On Wednesday, 30 August 2017 at 15:59:32 UTC, Jean-Louis Leroy wrote:

What happens here is that kick(Animal) is shadowed by kick(Dog). kick(Animal) is a method but it appears to the user and the compiler as an ordinary function - which is generally good. As such it is eligible for UFCS. I would not recommend this sort of coding, but it's everyone's choice, methods or not.

Likewise, methods can be overloaded (like here https://github.com/jll63/openmethods.d/blob/1.0.0-rc.1/examples/matrix/source/matrix.d#L12).

A current limitation is that default arguments are not supported (yet), although I think it's just a matter of putting the effort in.

UFCS interacts nicely with methods because you can say a.plus(b) even if 'plus' is an open method.

I had a chance to try out what I had suggested above and it behaves exactly as I would have expected (i.e. it prints the line "lassie.kick(): ctbark").

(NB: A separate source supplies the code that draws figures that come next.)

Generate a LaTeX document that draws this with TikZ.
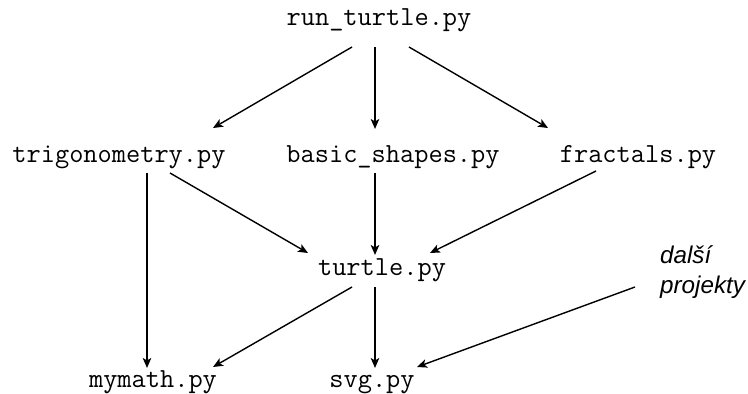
\documentclass[tikz,border=0pt]{standalone}
\usepackage{fontspec}
\newfontfamily\labelfont{Liberation Sans}
\usetikzlibrary{arrows.meta,calc}
\begin{document}
\begin{tikzpicture}[x=1pt,y=-1pt,
  file/.style={font=\ttfamily\fontsize{27.6}{32}\selectfont, inner sep=0pt, anchor=base},
  note/.style={font=\labelfont\itshape\fontsize{24.2}{30}\selectfont, inner sep=0pt, align=left},
  dep/.style={-{Stealth[length=10pt,width=8.5pt,inset=2.5pt]}, line width=1.4pt}]
\useasboundingbox (0,0) rectangle (748,394);
\node[file] (run) at (379,25) {run\_turtle.py};
\node[file] (trig) at (119,162) {trigonometry.py};
\node[file] (basic) at (393,162) {basic\_shapes.py};
\node[file] (frac) at (638,162) {fractals.py};
\node[file] (turtle) at (382,275) {turtle.py};
\node[file] (mymath) at (153,387) {mymath.py};
\node[file] (svg) at (372,387) {svg.py};
\node[note, anchor=north west] (more) at (660,245) {další\\projekty};
\draw[dep] ($(run.base)+(-27,22)$) -- ($(trig.base)+(94,-34)$);
\draw[dep] ($(run.base)+(-4,22)$) -- ($(basic.base)+(-18,-33)$);
\draw[dep] ($(run.base)+(30,22)$) -- ($(frac.base)+(-90,-34)$);
\draw[dep] ($(trig.base)+(28,11)$) -- ($(mymath.base)+(-6,-19)$);
\draw[dep] ($(trig.base)+(51,11)$) -- ($(turtle.base)+(-74,-22)$);
\draw[dep] ($(basic.base)+(-18,11)$) -- ($(turtle.base)+(-7,-20)$);
\draw[dep] ($(frac.base)+(-42,9)$) -- ($(turtle.base)+(48,-22)$);
\draw[dep] ($(turtle.base)+(-30,12)$) -- ($(mymath.base)+(60,-20)$);
\draw[dep] ($(turtle.base)+(-7,12)$) -- ($(svg.base)+(3,-19)$);
\draw[dep] ($(more.north west)+(-25,42)$) -- ($(svg.base)+(45,-20)$);
\end{tikzpicture}
\end{document}
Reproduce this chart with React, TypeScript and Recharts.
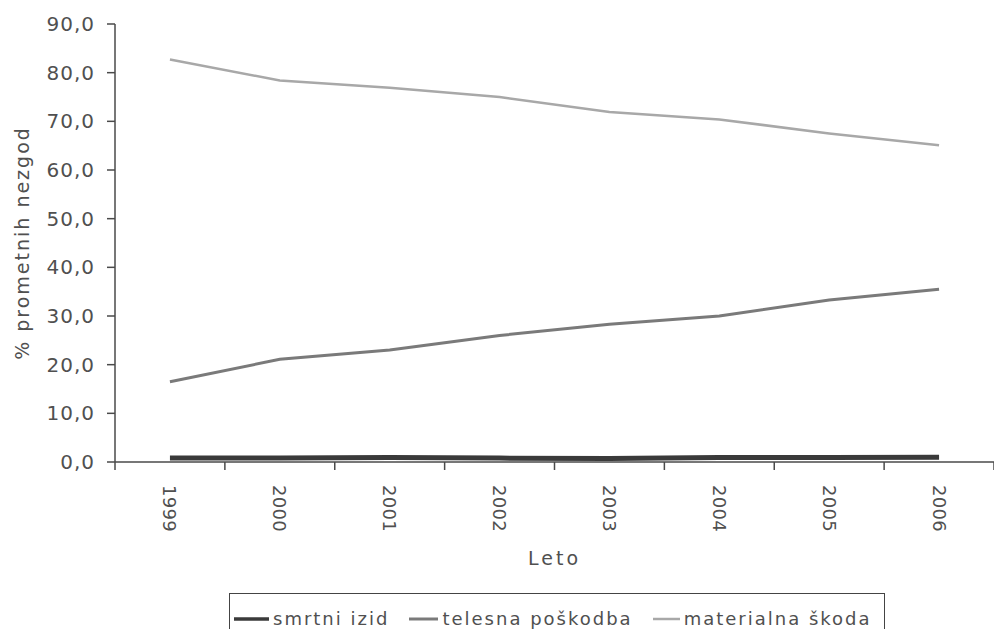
import React from 'react';
import { LineChart, Line, XAxis, YAxis } from 'recharts';

const YEARS = ['1999', '2000', '2001', '2002', '2003', '2004', '2005', '2006'];
const SMRTNI_IZID = [0.8, 0.8, 0.9, 0.8, 0.7, 0.9, 0.9, 1.0];
const TELESNA_POSKODBA = [16.5, 21.1, 23.0, 26.0, 28.3, 30.0, 33.3, 35.5];
const MATERIALNA_SKODA = [82.7, 78.4, 76.9, 75.0, 71.9, 70.4, 67.5, 65.1];
const Y_TICKS = [0, 10, 20, 30, 40, 50, 60, 70, 80, 90];

const SERIES = [
  { key: 'smrtni', name: 'smrtni izid', color: '#3a3a3a', width: 5, sampleW: 35 },
  { key: 'telesna', name: 'telesna poškodba', color: '#7a7a7a', width: 3, sampleW: 29 },
  { key: 'materialna', name: 'materialna škoda', color: '#a8a8a8', width: 2.5, sampleW: 27 },
];

const data = YEARS.map((y, i) => ({
  year: y,
  smrtni: SMRTNI_IZID[i],
  telesna: TELESNA_POSKODBA[i],
  materialna: MATERIALNA_SKODA[i],
}));

const W = 994;
const H = 629;
const Y_AXIS_W = 115;
const TOP = 24;
const X_AXIS_H = 167;
const HALF_BAND = (W - Y_AXIS_W) / YEARS.length / 2;
const FONT = '"DejaVu Sans", Verdana, sans-serif';
const TEXT_COLOR = '#505050';
const AXIS_COLOR = '#4a4a4a';

const XTick = (props: any) => {
  const { x, y, payload, index } = props;
  const axisY = y - 8;
  const isLast = index === YEARS.length - 1;
  return (
    <g>
      <line x1={x - HALF_BAND} y1={axisY} x2={x - HALF_BAND} y2={axisY + 8} stroke={AXIS_COLOR} strokeWidth={1.5} />
      {isLast && (
        <line x1={x + HALF_BAND} y1={axisY} x2={x + HALF_BAND} y2={axisY + 8} stroke={AXIS_COLOR} strokeWidth={1.5} />
      )}
      <text
        x={x}
        y={y + 15}
        transform={`rotate(90, ${x}, ${y + 15})`}
        textAnchor="start"
        dominantBaseline="central"
        fontFamily={FONT}
        fontSize={18}
        letterSpacing={0.3}
        fill={TEXT_COLOR}
      >
        {payload.value}
      </text>
    </g>
  );
};

const fmt = (v: number) => v.toFixed(1).replace('.', ',');

export default function App() {
  return (
    <div style={{ position: 'absolute', left: 0, top: 0, width: W, height: H, background: '#fff', overflow: 'hidden' }}>
      <LineChart width={W} height={H} data={data} margin={{ top: TOP, right: 0, left: 0, bottom: 0 }}>
        <XAxis
          dataKey="year"
          height={X_AXIS_H}
          padding={{ left: HALF_BAND, right: HALF_BAND }}
          axisLine={{ stroke: AXIS_COLOR, strokeWidth: 1.5 }}
          tickLine={false}
          tickSize={8}
          tickMargin={0}
          interval={0}
          tick={<XTick />}
          label={{
            value: 'Leto',
            position: 'insideBottom',
            offset: 64,
            fill: TEXT_COLOR,
            fontSize: 19,
            fontFamily: FONT,
            letterSpacing: 3,
          }}
        />
        <YAxis
          width={Y_AXIS_W}
          domain={[0, 90]}
          ticks={Y_TICKS}
          interval={0}
          tickFormatter={fmt}
          axisLine={{ stroke: AXIS_COLOR, strokeWidth: 1.5 }}
          tickLine={{ stroke: AXIS_COLOR, strokeWidth: 1.5 }}
          tickSize={8}
          tick={{ fill: TEXT_COLOR, fontSize: 20, fontFamily: FONT, letterSpacing: 1, dx: -10 }}
          label={{
            value: '% prometnih nezgod',
            angle: -90,
            position: 'insideLeft',
            offset: 22,
            fill: TEXT_COLOR,
            fontSize: 19,
            fontFamily: FONT,
            letterSpacing: 2,
            style: { textAnchor: 'middle' },
          }}
        />
        {SERIES.map((s) => (
          <Line
            key={s.key}
            type="linear"
            dataKey={s.key}
            name={s.name}
            stroke={s.color}
            strokeWidth={s.width}
            dot={false}
            activeDot={false}
            isAnimationActive={false}
          />
        ))}
      </LineChart>
      <div
        style={{
          position: 'absolute',
          left: 229,
          top: 593,
          width: 656,
          height: 60,
          border: '1.5px solid #444',
          boxSizing: 'border-box',
          display: 'flex',
          alignItems: 'flex-start',
          paddingLeft: 4,
          paddingTop: 14,
          fontFamily: FONT,
          fontSize: 18,
          letterSpacing: 2,
          color: TEXT_COLOR,
          whiteSpace: 'nowrap',
        }}
      >
        {SERIES.map((s) => (
          <div key={s.key} style={{ display: 'flex', alignItems: 'center', marginRight: 20 }}>
            <svg width={s.sampleW} height={20} style={{ marginRight: 4 }}>
              <line x1={0} y1={10} x2={s.sampleW} y2={10} stroke={s.color} strokeWidth={Math.min(s.width, 3.5)} />
            </svg>
            <span>{s.name}</span>
          </div>
        ))}
      </div>
    </div>
  );
}
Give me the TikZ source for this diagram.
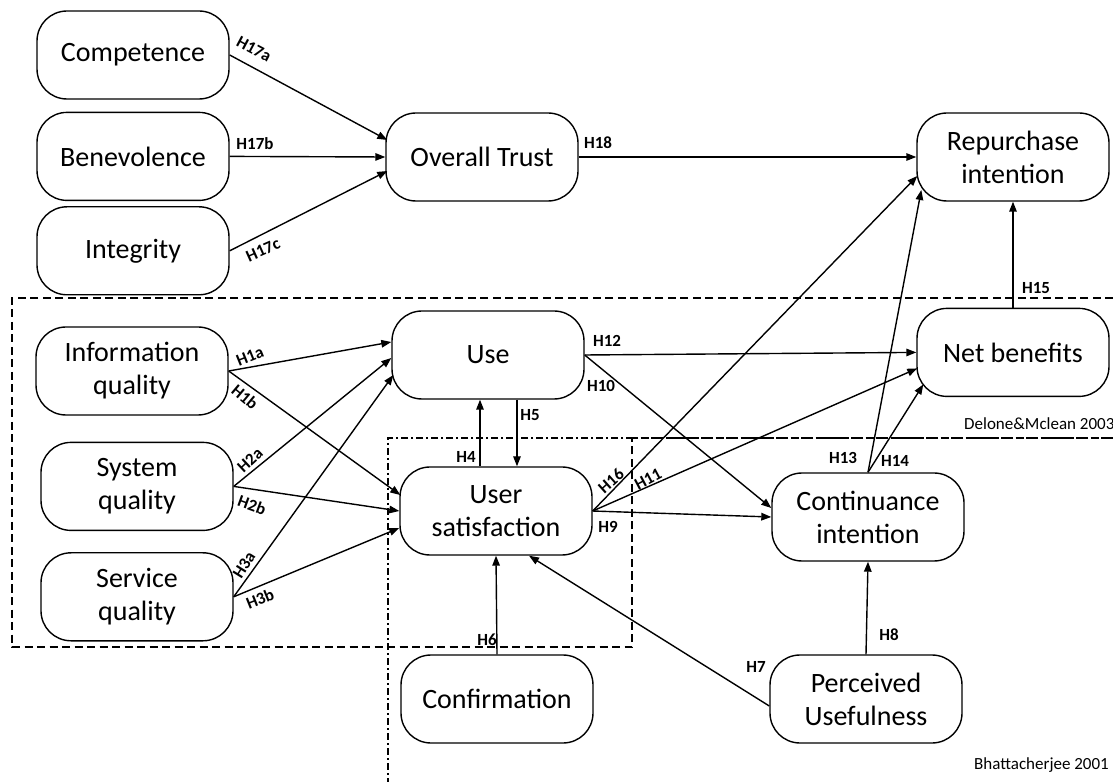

You seemed to emphasize UFCS in your response, but that really wasn't what I was intending to focus on. I just as easily could have re-written Dog as below and compiled the program and it would have printed the same thing. Similarly, any Dog or Pitbull type that call kick would return "ctbark", just Animals would return the original results.

class Dog : Animal
{
    final string kick()
    {
        return "ctbark";
    }
}

My point is one can easily mix your openmethods's dynamic dispatch and D's static dispatch. That seems like a great thing that you could emphasize. Simply stated: if you use openmethods, you're not forced to only use openmethods. If you know the type at compile-time, then you can use it. It's only if you want to dynamically dispatch it that you would need openmethods.